We applied the following analytic approach:
Overall Market Share Analysis: A pie chart was created to visualize the proportion of total sales accounted for by Private Label vs. National Brands.
Category-Level Performance: A stacked bar chart was used to compare Private Label penetration across different product departments.
Income-Based Purchasing Behavior: A box plot was employed to assess total spending distribution by income level for both brand types.
Brand Market Share by Income Level: Another stacked bar chart analyzed Private Label vs. National Brand sales distribution across income groups.
Impact of Discounts: A density plot was used to examine how discount distribution differed between Private Label and National Brands, identifying whether Private Label products receive more or deeper discounts.
The analysis revealed that Private Label products account for only 28.3% of total sales, indicating that despite their affordability, consumers still favor National Brands. This suggests that brand perception, product quality, or marketing influence may play a significant role in driving purchasing decisions. However, Private Label is not without its strengths—it has successfully captured meaningful market share in select categories, proving that price-sensitive consumers do exist, but their engagement is not uniform across all product types.
Looking deeper into category-level performance, we found that certain departments have strong Private Label penetration, particularly in Grocery and Packaged Goods, where store brands are more common and accepted by consumers. However, categories such as Meat, Seafood, and Cosmetics overwhelmingly favor National Brands, likely due to perceived quality differences or brand loyalty in these segments. This highlights an opportunity for Private Label to expand strategically into categories where consumer trust is a key purchasing factor, whether through improved product positioning or targeted marketing efforts.
Income-based spending behavior also provided an interesting dynamic. While higher-income households allocate greater total spending to National Brands, Private Label’s share remains relatively stable across income brackets. This suggests that while wealthier consumers are willing to pay a premium for established brands, budget-conscious shoppers continue to rely on Private Label at similar rates regardless of earnings. However, given that Private Label purchases are typically associated with lower transaction values, it raises the question of whether these consumers are making repeat purchases or simply opting for Private Label products only in specific cases rather than consistently.
Lastly, the impact of discounting strategies was critical in understanding consumer price sensitivity. The density plot of discount distributions showed that Private Label products receive frequent and moderate discounts, but National Brands are also aggressive in their pricing strategies. Rather than creating a strong competitive edge, these frequent National Brand discounts may be neutralizing Private Label’s primary advantage—price. If consumers see comparable savings on National Brands, the incentive to switch to Private Label diminishes, particularly if brand trust and perceived quality remain differentiating factors.
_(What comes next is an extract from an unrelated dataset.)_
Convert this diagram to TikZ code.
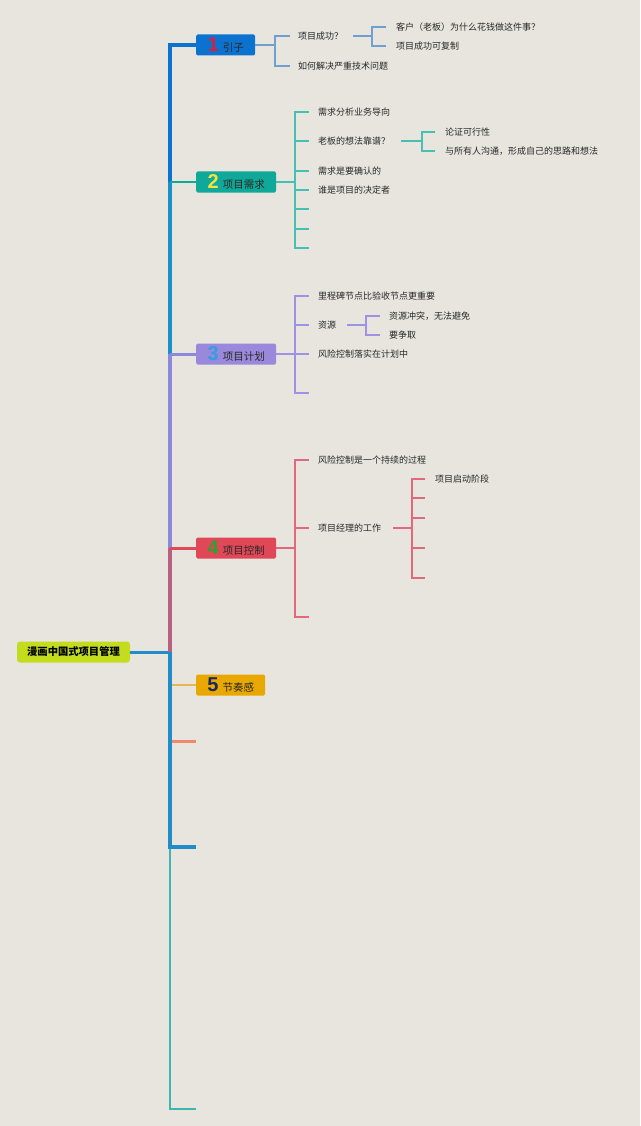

Together, these insights tell a compelling story about the nuanced challenges Private Label faces. It has carved out a steady share of the market, but growth opportunities remain largely in category expansion, differentiated marketing, and strategic discounting to further shift consumer preference.
The business implications of this analysis suggest that Regork should refine its Private Label strategy to drive growth without directly competing in areas where National Brands hold an unshakable advantage. Instead of trying to win across all categories, Regork should prioritize expansion in departments where Private Label already has traction, such as Grocery, Packaged Goods, and Store Supplies, while exploring strategic entry into high-margin but underpenetrated categories like Meat and Seafood, where consumers may be open to alternatives with the right positioning.
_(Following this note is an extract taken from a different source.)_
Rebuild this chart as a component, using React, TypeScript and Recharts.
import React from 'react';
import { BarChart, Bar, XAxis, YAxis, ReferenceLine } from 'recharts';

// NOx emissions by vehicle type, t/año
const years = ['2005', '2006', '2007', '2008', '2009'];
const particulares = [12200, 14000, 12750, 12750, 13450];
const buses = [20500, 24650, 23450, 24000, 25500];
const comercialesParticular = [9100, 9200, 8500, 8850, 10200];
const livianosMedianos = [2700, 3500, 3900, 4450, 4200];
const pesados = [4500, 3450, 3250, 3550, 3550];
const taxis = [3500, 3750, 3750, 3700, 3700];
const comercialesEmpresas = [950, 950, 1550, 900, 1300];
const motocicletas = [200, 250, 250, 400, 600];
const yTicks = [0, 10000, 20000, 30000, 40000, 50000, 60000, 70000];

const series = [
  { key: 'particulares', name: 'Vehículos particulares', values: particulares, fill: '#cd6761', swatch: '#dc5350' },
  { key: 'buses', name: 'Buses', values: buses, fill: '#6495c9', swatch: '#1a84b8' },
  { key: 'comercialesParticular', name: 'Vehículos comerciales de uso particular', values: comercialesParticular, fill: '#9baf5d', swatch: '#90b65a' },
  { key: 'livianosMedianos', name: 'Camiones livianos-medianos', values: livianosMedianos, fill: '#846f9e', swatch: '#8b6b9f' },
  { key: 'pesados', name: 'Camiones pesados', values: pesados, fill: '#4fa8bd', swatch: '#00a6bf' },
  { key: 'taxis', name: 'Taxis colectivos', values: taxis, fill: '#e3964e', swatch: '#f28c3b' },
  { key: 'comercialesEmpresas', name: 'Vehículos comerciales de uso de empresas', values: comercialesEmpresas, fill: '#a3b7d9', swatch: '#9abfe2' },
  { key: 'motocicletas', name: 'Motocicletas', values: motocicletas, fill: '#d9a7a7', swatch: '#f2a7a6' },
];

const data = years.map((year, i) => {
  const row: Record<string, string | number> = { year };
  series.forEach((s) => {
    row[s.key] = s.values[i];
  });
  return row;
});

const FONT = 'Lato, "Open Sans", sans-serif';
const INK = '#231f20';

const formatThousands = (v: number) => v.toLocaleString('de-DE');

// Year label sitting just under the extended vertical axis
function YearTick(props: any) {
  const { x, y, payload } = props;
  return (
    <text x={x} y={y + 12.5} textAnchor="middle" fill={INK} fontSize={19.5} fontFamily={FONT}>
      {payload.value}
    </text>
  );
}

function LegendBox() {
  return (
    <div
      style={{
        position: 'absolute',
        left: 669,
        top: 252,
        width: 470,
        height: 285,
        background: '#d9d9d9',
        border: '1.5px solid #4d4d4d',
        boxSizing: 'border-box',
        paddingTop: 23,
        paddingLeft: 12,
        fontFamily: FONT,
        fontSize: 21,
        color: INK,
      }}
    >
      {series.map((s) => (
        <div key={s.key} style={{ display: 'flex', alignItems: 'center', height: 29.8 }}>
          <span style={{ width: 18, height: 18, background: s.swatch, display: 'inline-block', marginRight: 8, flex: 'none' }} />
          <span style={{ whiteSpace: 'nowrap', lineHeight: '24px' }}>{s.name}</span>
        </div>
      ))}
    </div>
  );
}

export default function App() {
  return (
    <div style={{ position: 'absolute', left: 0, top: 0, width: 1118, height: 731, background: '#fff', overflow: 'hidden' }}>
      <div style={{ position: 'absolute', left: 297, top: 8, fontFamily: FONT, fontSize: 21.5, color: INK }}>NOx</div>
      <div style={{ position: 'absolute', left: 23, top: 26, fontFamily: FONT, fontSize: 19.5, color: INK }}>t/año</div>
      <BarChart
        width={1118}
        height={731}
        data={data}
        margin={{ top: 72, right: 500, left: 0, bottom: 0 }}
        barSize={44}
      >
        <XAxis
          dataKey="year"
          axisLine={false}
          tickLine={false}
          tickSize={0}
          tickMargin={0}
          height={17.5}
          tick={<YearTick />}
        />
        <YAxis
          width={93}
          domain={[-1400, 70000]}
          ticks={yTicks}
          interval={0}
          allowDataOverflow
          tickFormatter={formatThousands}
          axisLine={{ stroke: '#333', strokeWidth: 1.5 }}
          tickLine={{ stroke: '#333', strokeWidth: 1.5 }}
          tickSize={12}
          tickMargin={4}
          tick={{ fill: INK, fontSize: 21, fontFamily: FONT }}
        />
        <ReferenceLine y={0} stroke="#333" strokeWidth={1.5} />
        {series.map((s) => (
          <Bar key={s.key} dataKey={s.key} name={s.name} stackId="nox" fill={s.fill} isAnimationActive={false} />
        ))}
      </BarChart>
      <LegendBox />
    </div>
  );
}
The findings on discounting behavior reveal that frequent National Brand discounts may be diluting Private Label’s price advantage. To counteract this, Regork should consider shifting Private Label’s discounting strategy from broad, frequent markdowns to targeted promotions that drive trial and long-term adoption. For example, instead of general discounts, Regork could implement loyalty-based discounts for repeat Private Label purchases or bundle Private Label items with high-demand National Brand products to increase exposure and adoption.
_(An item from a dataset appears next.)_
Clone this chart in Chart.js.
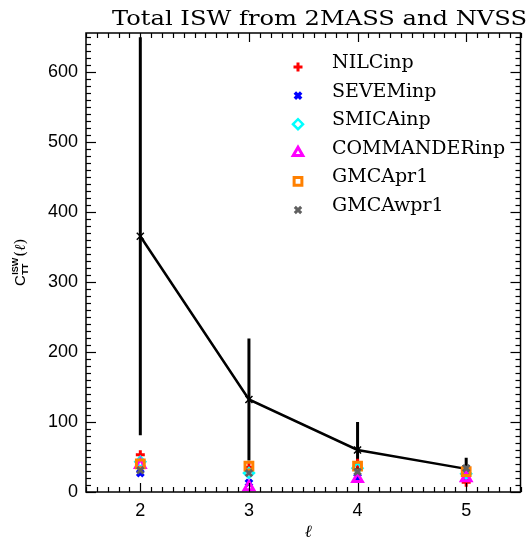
<!DOCTYPE html>
<html><head><meta charset="utf-8">
<script src="https://cdn.jsdelivr.net/npm/chart.js@4"></script>
<style>html,body{margin:0;padding:0;background:#fff}canvas{display:block}</style>
</head><body>
<canvas id="c" width="529" height="542"></canvas>
<script>
// ---- data ----
const ells = [2, 3, 4, 5];
const xTickValues = [2, 3, 4, 5];
const yTickValues = [0, 100, 200, 300, 400, 500, 600];
const totalIsw = [365, 132, 60, 33];
const totalErr = [284, 87, 40, 16];
const nilcInp = [53, 35, 41, 14];
const sevemInp = [27, 13, 21, 23];
const smicaInp = [43, 27, 34, 26];
const commanderInp = [39, 7, 19, 20];
const gmcaPr1 = [40, 37, 37, 29];
const gmcaWpr1 = [31, 27, 29, 34];
const seriesNames = ['NILCinp', 'SEVEMinp', 'SMICAinp', 'COMMANDERinp', 'GMCApr1', 'GMCAwpr1'];
const seriesValues = [nilcInp, sevemInp, smicaInp, commanderInp, gmcaPr1, gmcaWpr1];
const titleText = 'Total ISW from 2MASS and NVSS';
const xTitle = 'ℓ';

// ---- styles ----
const seriesStyles = [
  {color: '#ff0000', pointStyle: 'cross', radius: 4.5, borderWidth: 3},
  {color: '#0000ff', pointStyle: 'crossRot', radius: 4.5, borderWidth: 3.5},
  {color: '#00ffff', pointStyle: 'rectRot', radius: 5, borderWidth: 2.5},
  {color: '#ff00ff', pointStyle: 'triangle', radius: 5.5, borderWidth: 3},
  {color: '#ff8000', pointStyle: 'rect', radius: 5.5, borderWidth: 3},
  {color: '#606060', pointStyle: 'crossRot', radius: 4.5, borderWidth: 3}
];

const datasets = [];
ells.forEach((l, i) => {
  datasets.push({
    type: 'line', order: 20,
    data: [{x: l, y: totalIsw[i] - totalErr[i]}, {x: l, y: totalIsw[i] + totalErr[i]}],
    borderColor: '#000', borderWidth: 3, pointRadius: 0, fill: false
  });
});
datasets.push({
  type: 'line', order: 19,
  data: ells.map((l, i) => ({x: l, y: totalIsw[i]})),
  borderColor: '#000', borderWidth: 2.5, pointStyle: 'crossRot', pointRadius: 5,
  pointBorderWidth: 1.5, pointBorderColor: '#000', fill: false, tension: 0
});
seriesNames.forEach((name, s) => {
  const st = seriesStyles[s];
  datasets.push({
    type: 'scatter', label: name, order: 10 - s,
    data: ells.map((l, i) => ({x: l, y: seriesValues[s][i]})),
    borderColor: st.color, backgroundColor: 'rgba(0,0,0,0)',
    pointStyle: st.pointStyle, pointRadius: st.radius, pointBorderWidth: st.borderWidth
  });
});

const decorPlugin = {
  id: 'decor',
  afterDraw(chart) {
    const {ctx, chartArea: a, scales: {x, y}} = chart;
    ctx.save();
    // frame
    ctx.strokeStyle = '#000';
    ctx.lineWidth = 1.5;
    ctx.strokeRect(a.left, a.top, a.right - a.left, a.bottom - a.top);
    ctx.lineWidth = 1.2;
    const seg = (x1, y1, x2, y2) => { ctx.beginPath(); ctx.moveTo(x1, y1); ctx.lineTo(x2, y2); ctx.stroke(); };
    for (let k = 15; k <= 55; k++) {
      const px = Math.round(x.getPixelForValue(k / 10)) + 0.5;
      const len = (k % 10 === 0) ? 9 : 5;
      seg(px, a.bottom, px, a.bottom - len);
      seg(px, a.top, px, a.top + len);
    }
    for (let v = 0; v <= 650; v += 10) {
      const py = Math.round(y.getPixelForValue(v)) + 0.5;
      const len = (v % 100 === 0) ? 10 : 5;
      seg(a.left, py, a.left + len, py);
      seg(a.right, py, a.right - len, py);
    }
    // title
    ctx.fillStyle = '#000';
    ctx.textBaseline = 'alphabetic';
    ctx.font = '21px "DejaVu Serif"';
    const tw = ctx.measureText(titleText).width;
    const target = 415;
    ctx.save();
    ctx.translate(112, 25);
    ctx.scale(target / tw, 1);
    ctx.textAlign = 'left';
    ctx.fillText(titleText, 0, 0);
    ctx.restore();
    // x title
    ctx.font = 'italic 17px "DejaVu Serif"';
    ctx.textAlign = 'center';
    ctx.fillText(xTitle, (a.left + a.right) / 2 + 5, 537);
    // y title rotated
    ctx.save();
    ctx.translate(25, 262);
    ctx.rotate(-Math.PI / 2);
    ctx.textAlign = 'left';
    let cx = -24;
    ctx.font = '15px "Liberation Sans"';
    ctx.fillText('C', cx, 0);
    cx += ctx.measureText('C').width + 0.5;
    ctx.font = 'bold 9px "Liberation Sans"';
    ctx.fillText('ISW', cx, -7);
    ctx.fillText('TT', cx, 3);
    cx += ctx.measureText('ISW').width + 1;
    ctx.font = '15px "DejaVu Serif"';
    ctx.fillText('(', cx, 0);
    cx += ctx.measureText('(').width;
    ctx.font = 'italic 15px "DejaVu Serif"';
    ctx.fillText('ℓ', cx, 0);
    cx += ctx.measureText('ℓ').width;
    ctx.font = '15px "DejaVu Serif"';
    ctx.fillText(')', cx, 0);
    ctx.restore();
    // legend
    const lx = 298, tx = 332, ly0 = 67, dy = 28.6;
    ctx.font = '19px "DejaVu Serif"';
    ctx.textAlign = 'left';
    ctx.textBaseline = 'middle';
    seriesNames.forEach((name, s) => {
      const st = seriesStyles[s];
      const yy = ly0 + s * dy;
      ctx.strokeStyle = st.color;
      ctx.fillStyle = 'rgba(0,0,0,0)';
      ctx.lineWidth = st.borderWidth;
      Chart.helpers.drawPoint(ctx, {pointStyle: st.pointStyle, radius: st.radius, borderWidth: st.borderWidth, rotation: 0}, lx, yy);
      ctx.fillStyle = '#000';
      ctx.fillText(name, tx, yy - 4);
    });
    ctx.restore();
  }
};

new Chart(document.getElementById('c'), {
  data: {datasets},
  options: {
    responsive: false, animation: false, devicePixelRatio: 1,
    layout: {padding: {left: 0, top: 33, right: 2, bottom: 0}},
    plugins: {legend: {display: false}, tooltip: {enabled: false}, title: {display: false}},
    scales: {
      x: {
        type: 'linear', min: 1.5, max: 5.5,
        grid: {display: false, drawTicks: false}, border: {display: false},
        afterBuildTicks: s => { s.ticks = xTickValues.map(v => ({value: v})); },
        afterFit: s => { s.height = 50; },
        ticks: {padding: 8, color: '#000', font: {family: '"Liberation Sans"', size: 18}, callback: v => String(v)}
      },
      y: {
        type: 'linear', min: 0, max: 655,
        grid: {display: false, drawTicks: false}, border: {display: false},
        afterBuildTicks: s => { s.ticks = yTickValues.map(v => ({value: v})); },
        afterFit: s => { s.width = 86; },
        ticks: {padding: 8, color: '#000', font: {family: '"Liberation Sans"', size: 18}, callback: v => String(v)}
      }
    }
  },
  plugins: [decorPlugin]
});
</script>
</body></html>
Income-based spending behavior suggests that Private Label loyalty does not significantly increase with rising income, meaning that price-conscious shopping exists across all income levels. This presents an opportunity to tailor marketing strategies based on consumer segments rather than just price-based messaging. For lower-income shoppers, promotions should reinforce the cost savings of Private Label, while for mid-to-upper-income consumers, messaging should focus on quality assurance, product innovation, and ethical sourcing to remove stigma around Private Label as a purely budget option.
The department-level market share analysis suggests that brand trust is a key barrier in higher-end categories like Cosmetics, Meat, and Seafood. To increase adoption in these areas, Regork should invest in elevating the perceived quality of Private Label through better branding, transparent sourcing, and enhanced packaging. Additionally, exclusive product lines that differentiate Private Label from National Brands—rather than simply imitating them—could drive interest and make Private Label a more attractive alternative.
Regork should double down on its strongest categories, where Private Label is already winning, while strategically expanding into high-margin but underpenetrated areas with the right product positioning. Instead of relying solely on price-driven competition, the company should refine its discounting strategy to drive repeat purchases, market Private Label as a trusted alternative rather than a budget option, and create differentiation through innovation and branding. These efforts will help Regork grow its Private Label market share in a sustainable way, rather than simply competing on price alone
While this analysis provides actionable insights, there are limitations. First, it focuses on transactional data without incorporating qualitative factors such as brand perception or consumer sentiment. Second, product availability was not considered, meaning National Brands may dominate certain categories due to stocking constraints rather than preference. Lastly, further analysis on repeat purchase behavior and long-term customer retention would strengthen insights into Private Label loyalty. Future research could integrate loyalty program data, competitor benchmarking, and customer feedback to refine recommendations further.